Any music fan with a working knowledge of Fleetwood Mac can probably name at least five of the classic-rock titans’ hits: “Landslide,” “Rhiannon,” “The Chain,” “Dreams,” “You Make Loving Fun”—that is, the omnipresent radio fare that dominated airwaves in the late 1970s and early ‘80s, bolstered by Lindsey Buckingham’s guitar and Stevie Nicks’s and Christine McVie’s vocals. But that band was really the American sequel to Fleetwood Mac. Their origins trace back to 1967 and London’s mid-century blues explosion, with guitarist Peter Green at the helm and guitarist Jeremy Spencer, bassist Bob Brunning and percussionist Mick Fleetwood (the only member to survive every lineup change) at his side.
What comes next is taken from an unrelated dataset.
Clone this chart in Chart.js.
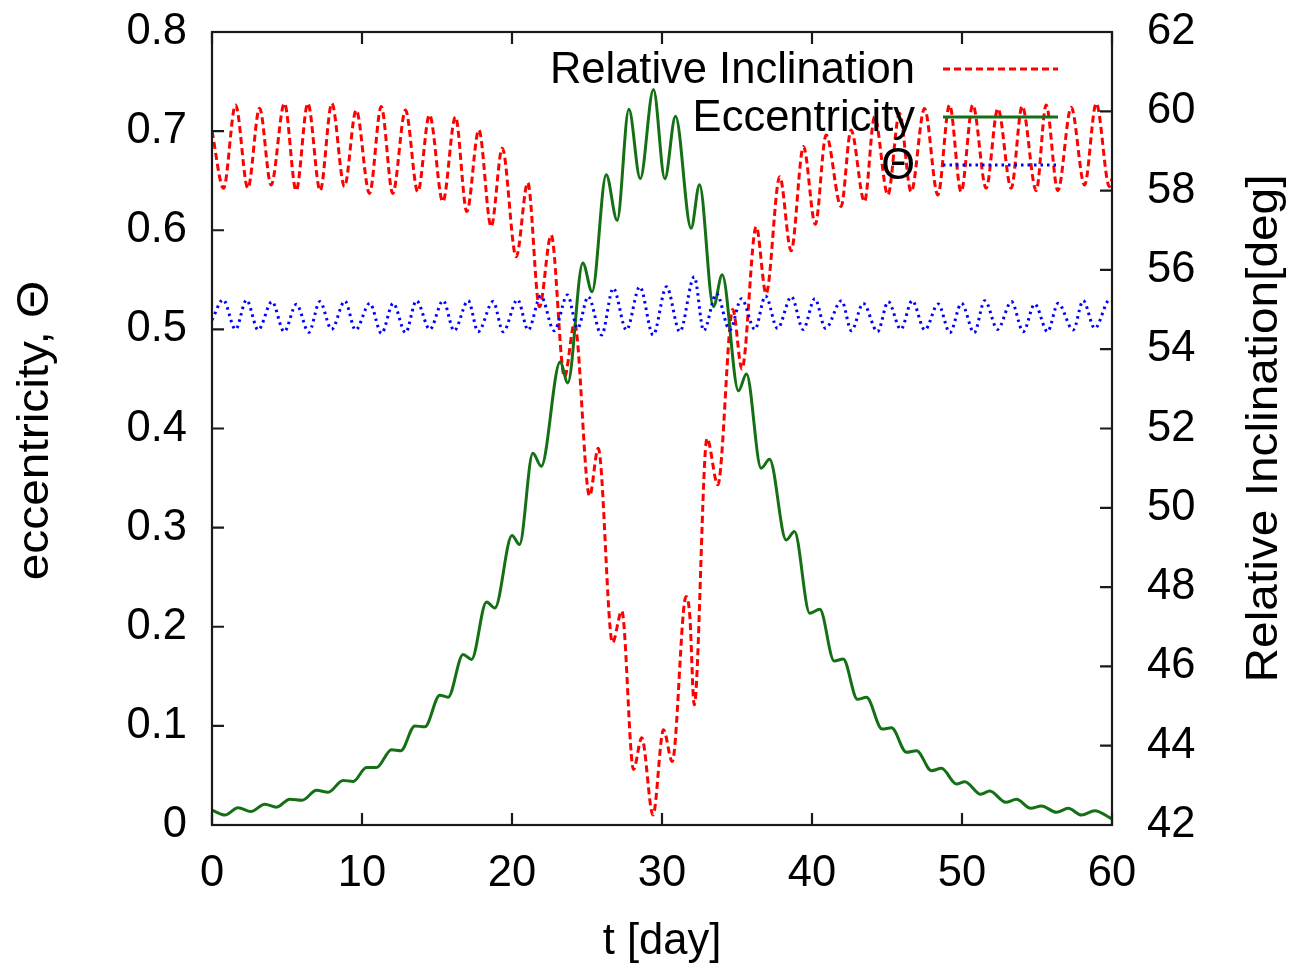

The newborn Fleetwood Mac played a well-crafted facsimile of Chicago blues, plus some faithful covers of its progenitors, mostly Elmore James and Howlin’ Wolf. The group’s lineup would famously turn over in the years ahead, with John McVie assuming bass duties and his then-wife, keyboardist Christine McVie, coming on board later. Once Buckingham and Nicks joined up in 1974, the California edition of Fleetwood Mac found overwhelming mainstream success with celebrated records like Rumours (1977), Tusk (1979) and Mirage (1982).